リデル・ハート『戦略論』の翻訳いじり(続き)

 引き続き、リデル・ハート『戦略論』の訳本(1971年刊)を回顧して嫌味を言っています。

[上巻97ページ]

【訳文】(パラグラフ途中)彼(フリードリヒ二世)の行動した戦場において手持ちの要塞群が比較的少なかったことは彼の有していたもう一つの利点であった。(パラグラフ終わり)

【原文】... The comparative scarcity of fortresses in his theatres of war was another advantage.

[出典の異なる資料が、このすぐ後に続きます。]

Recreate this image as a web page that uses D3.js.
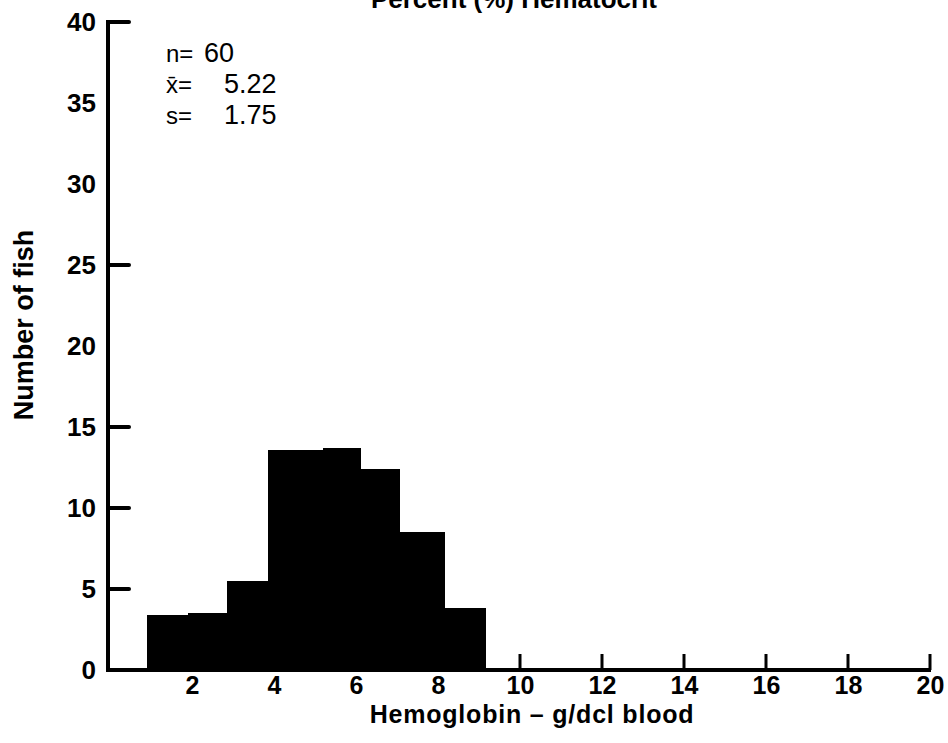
<!DOCTYPE html>
<html>
<head>
<meta charset="utf-8">
<script src="https://cdn.jsdelivr.net/npm/d3@7"></script>
<style>
  body { margin: 0; background: #fff; }
  svg { display: block; font-family: "Liberation Sans", Arial, sans-serif; }
</style>
</head>
<body>
<div id="app"></div>
<script>
// histogram bins (g/dcl) and heights
const binEdges = [0.9, 1.9, 2.85, 3.85, 5.2, 6.1, 7.05, 8.15, 9.15];
const binCounts = [3.4, 3.5, 5.5, 13.6, 13.7, 12.4, 8.5, 3.8];

const yTickLabels = [0, 5, 10, 15, 20, 25, 30, 35, 40];
const yTickMarks = [5, 10, 15, 25, 40];
const xTickLabels = [2, 4, 6, 8, 10, 12, 14, 16, 18, 20];
const xTickMarks = [10, 12, 14, 16, 18, 20];

const stats = [
  { label: "n=", value: "60" },
  { label: "x\u0304=", value: "5.22" },
  { label: "s=", value: "1.75" }
];

const width = 948;
const height = 743;

const x = d3.scaleLinear().domain([0, 20]).range([110, 930]);
const y = d3.scaleLinear().domain([0, 40]).range([670, 22]);

const svg = d3
  .select("#app")
  .append("svg")
  .attr("width", width)
  .attr("height", height);

svg.append("rect").attr("width", width).attr("height", height).attr("fill", "#fff");

// bars
const bins = binCounts.map((c, i) => ({ x0: binEdges[i], x1: binEdges[i + 1], count: c }));

svg
  .append("g")
  .attr("shape-rendering", "crispEdges")
  .selectAll("rect")
  .data(bins)
  .enter()
  .append("rect")
  .attr("x", (d) => x(d.x0))
  .attr("y", (d) => y(d.count))
  .attr("width", (d) => x(d.x1) - x(d.x0) + 1)
  .attr("height", (d) => y(0) - y(d.count))
  .attr("fill", "#000");

// y axis: thick line, only some ticks drawn, all labels
const yAxis = d3
  .axisLeft(y)
  .tickValues(yTickLabels)
  .tickSize(0)
  .tickPadding(12);

const gy = svg
  .append("g")
  .attr("transform", `translate(${x(0) - 2}, 0)`)
  .call(yAxis);
gy.select(".domain").remove();
gy.selectAll("text")
  .attr("font-size", 26)
  .attr("font-weight", "bold")
  .attr("font-family", "Liberation Sans, Arial, sans-serif")
  .attr("fill", "#000");

svg
  .append("line")
  .attr("x1", x(0) - 2)
  .attr("x2", x(0) - 2)
  .attr("y1", y(40) - 2)
  .attr("y2", y(0) + 2)
  .attr("stroke", "#000")
  .attr("stroke-width", 4);

svg
  .append("g")
  .selectAll("line")
  .data(yTickMarks)
  .enter()
  .append("line")
  .attr("x1", x(0) - 2)
  .attr("x2", x(0) + 19)
  .attr("y1", (d) => y(d))
  .attr("y2", (d) => y(d))
  .attr("stroke", "#000")
  .attr("stroke-width", 4)
  .attr("stroke-linecap", "round");

// x axis
const xAxis = d3
  .axisBottom(x)
  .tickValues(xTickLabels)
  .tickSize(0)
  .tickPadding(4);

const gx = svg
  .append("g")
  .attr("transform", `translate(0, ${y(0) + 2})`)
  .call(xAxis);
gx.select(".domain").remove();
gx.selectAll("text")
  .attr("font-size", 25)
  .attr("font-weight", "bold")
  .attr("font-family", "Liberation Sans, Arial, sans-serif")
  .attr("fill", "#000");

svg
  .append("line")
  .attr("x1", x(0) - 4)
  .attr("x2", x(20) + 1)
  .attr("y1", y(0))
  .attr("y2", y(0))
  .attr("stroke", "#000")
  .attr("stroke-width", 4);

svg
  .append("g")
  .selectAll("line")
  .data(xTickMarks)
  .enter()
  .append("line")
  .attr("x1", (d) => x(d))
  .attr("x2", (d) => x(d))
  .attr("y1", y(0))
  .attr("y2", y(0) - 16)
  .attr("stroke", "#000")
  .attr("stroke-width", 3);

// titles
svg
  .append("text")
  .text("Percent (%) Hematocrit")
  .attr("x", 514)
  .attr("y", 8)
  .attr("text-anchor", "middle")
  .attr("font-size", 26)
  .attr("font-weight", "bold");

svg
  .append("text")
  .text("Hemoglobin \u2013 g/dcl blood")
  .attr("x", 532)
  .attr("y", 723)
  .attr("text-anchor", "middle")
  .attr("font-size", 25)
  .attr("letter-spacing", 0.8)
  .attr("font-weight", "bold");

svg
  .append("text")
  .text("Number of fish")
  .attr("transform", `translate(33, 325) rotate(-90)`)
  .attr("text-anchor", "middle")
  .attr("font-size", 27)
  .attr("font-weight", "bold");

// summary statistics
const statLines = svg
  .append("g")
  .selectAll("g")
  .data(stats)
  .enter()
  .append("g")
  .attr("transform", (d, i) => `translate(166, ${62 + i * 31})`);

statLines
  .append("text")
  .text((d) => d.label)
  .attr("font-size", 24);

statLines
  .append("text")
  .text((d) => d.value)
  .attr("x", (d, i) => (i === 0 ? 38 : 58))
  .attr("font-size", 27);
</script>
</body>
</html>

【コメント】七年戦争です。この章の中でも出来がいい部分で、間違いは少ないです。ここの間違いは原文にない「手持ちの」を補ったことですね。フリードリヒはザクセンを攻めたりボヘミアを攻めたり、敵地に踏み込んで戦ったので、この「要塞」は敵方の要塞です。フリードリヒが「内線の利」ひとつを頼みに駈けまわることができたのは、敵が野戦軍だったからなんですね。今日はもう一ついきますか。

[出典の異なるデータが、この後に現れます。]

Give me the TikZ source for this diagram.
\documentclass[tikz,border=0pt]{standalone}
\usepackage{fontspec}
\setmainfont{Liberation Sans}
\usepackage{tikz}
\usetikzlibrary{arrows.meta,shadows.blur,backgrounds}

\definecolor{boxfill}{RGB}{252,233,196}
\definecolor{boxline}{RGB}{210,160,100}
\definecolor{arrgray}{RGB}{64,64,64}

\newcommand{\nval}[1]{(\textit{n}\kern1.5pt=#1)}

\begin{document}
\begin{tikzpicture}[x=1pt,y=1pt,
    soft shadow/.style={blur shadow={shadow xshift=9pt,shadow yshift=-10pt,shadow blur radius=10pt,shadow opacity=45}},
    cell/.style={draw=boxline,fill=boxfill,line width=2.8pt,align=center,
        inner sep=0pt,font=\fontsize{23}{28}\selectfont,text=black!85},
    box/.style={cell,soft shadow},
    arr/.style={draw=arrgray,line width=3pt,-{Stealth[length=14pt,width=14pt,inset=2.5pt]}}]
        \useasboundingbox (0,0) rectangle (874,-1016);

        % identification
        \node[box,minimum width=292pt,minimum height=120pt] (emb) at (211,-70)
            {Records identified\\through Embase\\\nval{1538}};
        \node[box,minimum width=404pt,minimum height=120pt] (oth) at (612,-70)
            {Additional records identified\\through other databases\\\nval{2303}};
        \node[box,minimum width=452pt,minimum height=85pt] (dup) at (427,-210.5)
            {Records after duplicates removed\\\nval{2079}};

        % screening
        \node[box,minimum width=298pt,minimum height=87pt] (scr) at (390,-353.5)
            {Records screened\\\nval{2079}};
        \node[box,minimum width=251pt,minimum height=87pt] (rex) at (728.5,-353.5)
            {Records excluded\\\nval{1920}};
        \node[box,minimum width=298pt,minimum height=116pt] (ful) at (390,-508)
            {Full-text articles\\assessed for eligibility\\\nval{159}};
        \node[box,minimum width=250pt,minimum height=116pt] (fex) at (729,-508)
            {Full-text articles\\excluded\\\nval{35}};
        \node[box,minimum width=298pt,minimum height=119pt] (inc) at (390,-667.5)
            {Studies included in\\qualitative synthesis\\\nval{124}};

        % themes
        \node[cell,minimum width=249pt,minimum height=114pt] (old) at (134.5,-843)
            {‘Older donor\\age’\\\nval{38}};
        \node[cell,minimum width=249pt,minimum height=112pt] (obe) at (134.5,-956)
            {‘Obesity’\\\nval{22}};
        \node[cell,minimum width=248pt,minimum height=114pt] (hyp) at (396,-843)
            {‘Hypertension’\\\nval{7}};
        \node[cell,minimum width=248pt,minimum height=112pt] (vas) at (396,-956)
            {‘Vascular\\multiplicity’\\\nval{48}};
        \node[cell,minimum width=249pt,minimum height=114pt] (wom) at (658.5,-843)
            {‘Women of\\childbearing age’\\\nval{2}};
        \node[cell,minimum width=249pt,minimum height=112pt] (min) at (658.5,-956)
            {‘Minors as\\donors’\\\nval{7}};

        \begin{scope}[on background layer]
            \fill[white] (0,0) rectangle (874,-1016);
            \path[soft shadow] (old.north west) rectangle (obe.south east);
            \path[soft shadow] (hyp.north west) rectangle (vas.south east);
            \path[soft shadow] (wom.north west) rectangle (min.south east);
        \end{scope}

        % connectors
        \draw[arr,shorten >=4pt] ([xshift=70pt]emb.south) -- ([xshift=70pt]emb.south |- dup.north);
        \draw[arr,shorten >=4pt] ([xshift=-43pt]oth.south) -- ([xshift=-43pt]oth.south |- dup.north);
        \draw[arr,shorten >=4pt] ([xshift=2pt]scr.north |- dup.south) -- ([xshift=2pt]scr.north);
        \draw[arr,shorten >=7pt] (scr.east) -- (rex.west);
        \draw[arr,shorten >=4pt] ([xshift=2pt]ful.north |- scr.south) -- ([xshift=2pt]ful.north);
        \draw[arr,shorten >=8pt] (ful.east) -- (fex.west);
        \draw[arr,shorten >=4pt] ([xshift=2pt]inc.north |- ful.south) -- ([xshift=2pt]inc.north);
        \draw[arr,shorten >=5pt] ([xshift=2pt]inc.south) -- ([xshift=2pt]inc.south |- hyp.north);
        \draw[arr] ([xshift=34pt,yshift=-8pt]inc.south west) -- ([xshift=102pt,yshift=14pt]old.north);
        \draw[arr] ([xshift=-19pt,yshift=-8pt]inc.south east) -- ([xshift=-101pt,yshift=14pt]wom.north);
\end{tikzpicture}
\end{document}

【改訳案】かれが戦った戦域に比較的要塞が少なかったことが、かれにとってのもうひとつの有利点であった。

[上巻98ページ]

【訳文】(パラグラフ途中)このようにして、敵はその行動のための時間及び空間を喪失するのみでなく、そのための攪乱的効果がさらに迅速かつ容易に形に現われる。(パラグラフ続く)

【原文】... Thus while the antagonist has less time and space for his action, the dislocating results of it take effect more quickly and easily. ...

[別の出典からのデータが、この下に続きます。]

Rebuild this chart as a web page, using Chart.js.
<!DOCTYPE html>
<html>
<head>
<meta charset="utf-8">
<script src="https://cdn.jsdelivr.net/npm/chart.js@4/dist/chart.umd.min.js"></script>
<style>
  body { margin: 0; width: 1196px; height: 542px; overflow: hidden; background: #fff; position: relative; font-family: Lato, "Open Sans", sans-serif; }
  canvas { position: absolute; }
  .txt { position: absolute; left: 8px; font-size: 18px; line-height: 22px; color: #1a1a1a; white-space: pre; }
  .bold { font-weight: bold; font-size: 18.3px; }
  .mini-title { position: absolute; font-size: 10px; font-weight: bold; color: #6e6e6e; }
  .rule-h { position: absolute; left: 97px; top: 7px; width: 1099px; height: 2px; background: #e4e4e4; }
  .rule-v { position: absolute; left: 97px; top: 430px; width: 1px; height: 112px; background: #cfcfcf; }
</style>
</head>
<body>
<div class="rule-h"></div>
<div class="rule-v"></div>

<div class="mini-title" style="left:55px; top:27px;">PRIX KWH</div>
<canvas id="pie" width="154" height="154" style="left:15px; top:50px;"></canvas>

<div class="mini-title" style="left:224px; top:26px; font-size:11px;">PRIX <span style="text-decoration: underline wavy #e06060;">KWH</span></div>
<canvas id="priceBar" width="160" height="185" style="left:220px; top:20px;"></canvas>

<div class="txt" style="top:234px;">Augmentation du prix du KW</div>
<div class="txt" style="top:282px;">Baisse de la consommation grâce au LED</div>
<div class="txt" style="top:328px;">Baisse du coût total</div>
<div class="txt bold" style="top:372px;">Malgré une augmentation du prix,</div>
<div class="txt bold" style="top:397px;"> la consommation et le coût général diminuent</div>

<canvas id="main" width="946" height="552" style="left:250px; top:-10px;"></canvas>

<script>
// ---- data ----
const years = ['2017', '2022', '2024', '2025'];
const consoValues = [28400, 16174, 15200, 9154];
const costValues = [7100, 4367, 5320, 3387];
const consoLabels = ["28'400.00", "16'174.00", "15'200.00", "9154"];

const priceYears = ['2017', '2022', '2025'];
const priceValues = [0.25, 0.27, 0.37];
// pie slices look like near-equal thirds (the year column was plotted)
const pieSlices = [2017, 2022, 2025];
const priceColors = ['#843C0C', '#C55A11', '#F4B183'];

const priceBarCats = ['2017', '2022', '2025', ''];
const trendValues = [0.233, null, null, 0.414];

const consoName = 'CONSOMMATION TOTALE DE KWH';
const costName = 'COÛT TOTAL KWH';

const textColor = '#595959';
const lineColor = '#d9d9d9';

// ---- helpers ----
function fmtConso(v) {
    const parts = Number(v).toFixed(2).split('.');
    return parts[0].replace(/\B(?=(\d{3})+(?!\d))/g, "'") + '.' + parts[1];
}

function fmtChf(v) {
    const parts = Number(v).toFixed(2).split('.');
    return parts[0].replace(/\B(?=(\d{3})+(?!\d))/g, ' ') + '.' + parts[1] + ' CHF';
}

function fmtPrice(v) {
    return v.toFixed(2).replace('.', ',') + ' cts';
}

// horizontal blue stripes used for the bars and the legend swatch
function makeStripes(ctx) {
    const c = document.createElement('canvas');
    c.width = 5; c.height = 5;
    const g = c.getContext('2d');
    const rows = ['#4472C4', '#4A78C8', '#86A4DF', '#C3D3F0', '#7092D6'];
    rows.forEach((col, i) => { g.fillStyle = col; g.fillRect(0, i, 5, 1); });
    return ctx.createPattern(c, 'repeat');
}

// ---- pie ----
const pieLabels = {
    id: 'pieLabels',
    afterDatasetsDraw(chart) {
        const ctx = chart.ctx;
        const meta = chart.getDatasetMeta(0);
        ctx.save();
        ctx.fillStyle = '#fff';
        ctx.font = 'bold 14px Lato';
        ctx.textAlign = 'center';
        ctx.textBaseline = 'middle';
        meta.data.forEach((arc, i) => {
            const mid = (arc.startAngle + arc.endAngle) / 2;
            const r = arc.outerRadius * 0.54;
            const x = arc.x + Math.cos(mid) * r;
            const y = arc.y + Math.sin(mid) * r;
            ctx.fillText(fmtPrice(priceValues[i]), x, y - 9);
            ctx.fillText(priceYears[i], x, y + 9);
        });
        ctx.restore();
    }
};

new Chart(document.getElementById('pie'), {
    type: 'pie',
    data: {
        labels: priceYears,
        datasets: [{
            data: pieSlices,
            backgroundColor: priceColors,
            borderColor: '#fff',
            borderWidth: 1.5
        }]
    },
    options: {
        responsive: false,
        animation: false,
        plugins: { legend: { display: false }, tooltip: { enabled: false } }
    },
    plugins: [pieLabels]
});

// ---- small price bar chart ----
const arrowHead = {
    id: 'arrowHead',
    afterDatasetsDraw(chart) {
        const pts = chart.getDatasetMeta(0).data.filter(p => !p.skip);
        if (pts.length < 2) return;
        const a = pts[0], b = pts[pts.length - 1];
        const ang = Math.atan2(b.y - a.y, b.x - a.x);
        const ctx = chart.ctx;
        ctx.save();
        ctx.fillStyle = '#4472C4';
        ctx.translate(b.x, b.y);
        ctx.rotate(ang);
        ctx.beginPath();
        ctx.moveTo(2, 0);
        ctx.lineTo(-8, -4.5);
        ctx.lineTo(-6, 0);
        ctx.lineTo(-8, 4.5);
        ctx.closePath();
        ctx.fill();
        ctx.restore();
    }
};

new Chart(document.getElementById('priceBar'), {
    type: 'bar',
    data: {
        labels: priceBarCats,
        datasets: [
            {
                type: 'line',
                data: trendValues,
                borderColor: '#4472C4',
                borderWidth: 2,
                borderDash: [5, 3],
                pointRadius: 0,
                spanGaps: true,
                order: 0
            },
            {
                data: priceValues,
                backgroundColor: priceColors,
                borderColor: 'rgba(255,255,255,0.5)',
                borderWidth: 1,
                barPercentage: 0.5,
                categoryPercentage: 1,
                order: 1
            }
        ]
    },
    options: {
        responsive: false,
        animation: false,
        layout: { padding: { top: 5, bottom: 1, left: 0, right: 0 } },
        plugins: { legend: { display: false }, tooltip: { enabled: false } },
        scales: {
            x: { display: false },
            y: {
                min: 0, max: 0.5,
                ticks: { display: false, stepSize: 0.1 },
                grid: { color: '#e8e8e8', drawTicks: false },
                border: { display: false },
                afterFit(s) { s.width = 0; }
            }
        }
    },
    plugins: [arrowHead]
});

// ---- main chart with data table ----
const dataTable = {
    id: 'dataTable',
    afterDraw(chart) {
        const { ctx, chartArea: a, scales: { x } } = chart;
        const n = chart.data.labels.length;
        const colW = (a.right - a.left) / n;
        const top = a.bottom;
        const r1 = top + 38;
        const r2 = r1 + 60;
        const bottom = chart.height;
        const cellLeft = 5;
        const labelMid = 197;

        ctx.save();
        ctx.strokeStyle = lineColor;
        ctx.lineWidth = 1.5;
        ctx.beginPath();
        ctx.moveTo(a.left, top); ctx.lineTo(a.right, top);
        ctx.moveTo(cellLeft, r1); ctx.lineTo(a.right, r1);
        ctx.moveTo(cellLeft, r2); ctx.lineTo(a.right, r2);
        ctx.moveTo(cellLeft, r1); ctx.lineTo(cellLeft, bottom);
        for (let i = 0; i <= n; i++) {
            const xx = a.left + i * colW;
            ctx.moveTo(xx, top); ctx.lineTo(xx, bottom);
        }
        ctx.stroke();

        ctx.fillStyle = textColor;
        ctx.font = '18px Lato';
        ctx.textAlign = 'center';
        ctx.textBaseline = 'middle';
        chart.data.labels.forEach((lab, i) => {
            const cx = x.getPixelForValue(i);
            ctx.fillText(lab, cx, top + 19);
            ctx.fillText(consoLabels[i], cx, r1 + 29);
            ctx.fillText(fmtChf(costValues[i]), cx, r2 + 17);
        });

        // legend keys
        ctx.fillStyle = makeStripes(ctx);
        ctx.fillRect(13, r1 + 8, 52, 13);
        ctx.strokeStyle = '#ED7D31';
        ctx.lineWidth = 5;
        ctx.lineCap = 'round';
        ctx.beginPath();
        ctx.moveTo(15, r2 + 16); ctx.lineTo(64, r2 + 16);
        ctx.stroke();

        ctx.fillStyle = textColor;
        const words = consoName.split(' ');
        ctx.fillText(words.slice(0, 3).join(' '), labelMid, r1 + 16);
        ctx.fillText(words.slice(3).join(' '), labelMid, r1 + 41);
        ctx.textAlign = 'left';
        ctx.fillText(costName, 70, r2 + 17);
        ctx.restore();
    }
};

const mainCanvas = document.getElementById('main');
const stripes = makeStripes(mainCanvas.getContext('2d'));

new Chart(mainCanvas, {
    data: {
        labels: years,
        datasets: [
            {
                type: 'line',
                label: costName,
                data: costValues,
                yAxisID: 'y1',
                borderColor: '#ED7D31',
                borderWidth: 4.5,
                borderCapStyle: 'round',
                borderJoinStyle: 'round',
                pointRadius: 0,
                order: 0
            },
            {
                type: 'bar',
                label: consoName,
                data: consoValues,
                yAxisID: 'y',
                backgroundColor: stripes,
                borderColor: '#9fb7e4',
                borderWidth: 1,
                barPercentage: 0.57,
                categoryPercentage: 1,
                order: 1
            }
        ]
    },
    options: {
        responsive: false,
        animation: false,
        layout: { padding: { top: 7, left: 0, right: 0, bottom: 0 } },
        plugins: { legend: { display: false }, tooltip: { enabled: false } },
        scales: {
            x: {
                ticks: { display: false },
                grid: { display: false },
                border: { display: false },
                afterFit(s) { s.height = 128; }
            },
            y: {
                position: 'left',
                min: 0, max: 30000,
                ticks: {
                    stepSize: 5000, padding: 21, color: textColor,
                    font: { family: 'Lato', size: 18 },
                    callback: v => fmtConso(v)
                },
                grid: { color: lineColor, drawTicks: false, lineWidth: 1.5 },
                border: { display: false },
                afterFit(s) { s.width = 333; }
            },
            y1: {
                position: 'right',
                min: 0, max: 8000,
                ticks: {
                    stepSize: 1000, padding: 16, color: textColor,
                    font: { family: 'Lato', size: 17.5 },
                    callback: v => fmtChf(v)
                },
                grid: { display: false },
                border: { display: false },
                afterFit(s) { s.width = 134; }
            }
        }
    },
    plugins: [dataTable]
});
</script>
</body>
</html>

【コメント】内線の利を論じた箇所です。中央の位置を占めている側にとって、周りを囲んでいる側が、互いに遠く離れていた方が有利か、接近していた方が有利か、という問題を扱っています。リデル・ハートの結論は、接近していた場合、確かに駈けまわるのは忙しくなるが、しかし攪乱的効果は大きくなるので必ずしも不利だとは限らない、というものでそれがこの箇所です。つまりここで言う「敵方antagonist」は囲まれている側なんですね。

【改訳案】こういうわけで、確かに敵方にとって、行動のために使える時間と空間が少なくはなるが、半面、その行動の攪乱的作用はより迅速かつ容易に効き目をあらわすのである。

  • 99ページ。「大迂回を命ぜられていたツァイテンの騎兵が予期しない時期に到着してくれたので」。Zietenなので「ツィーテン」。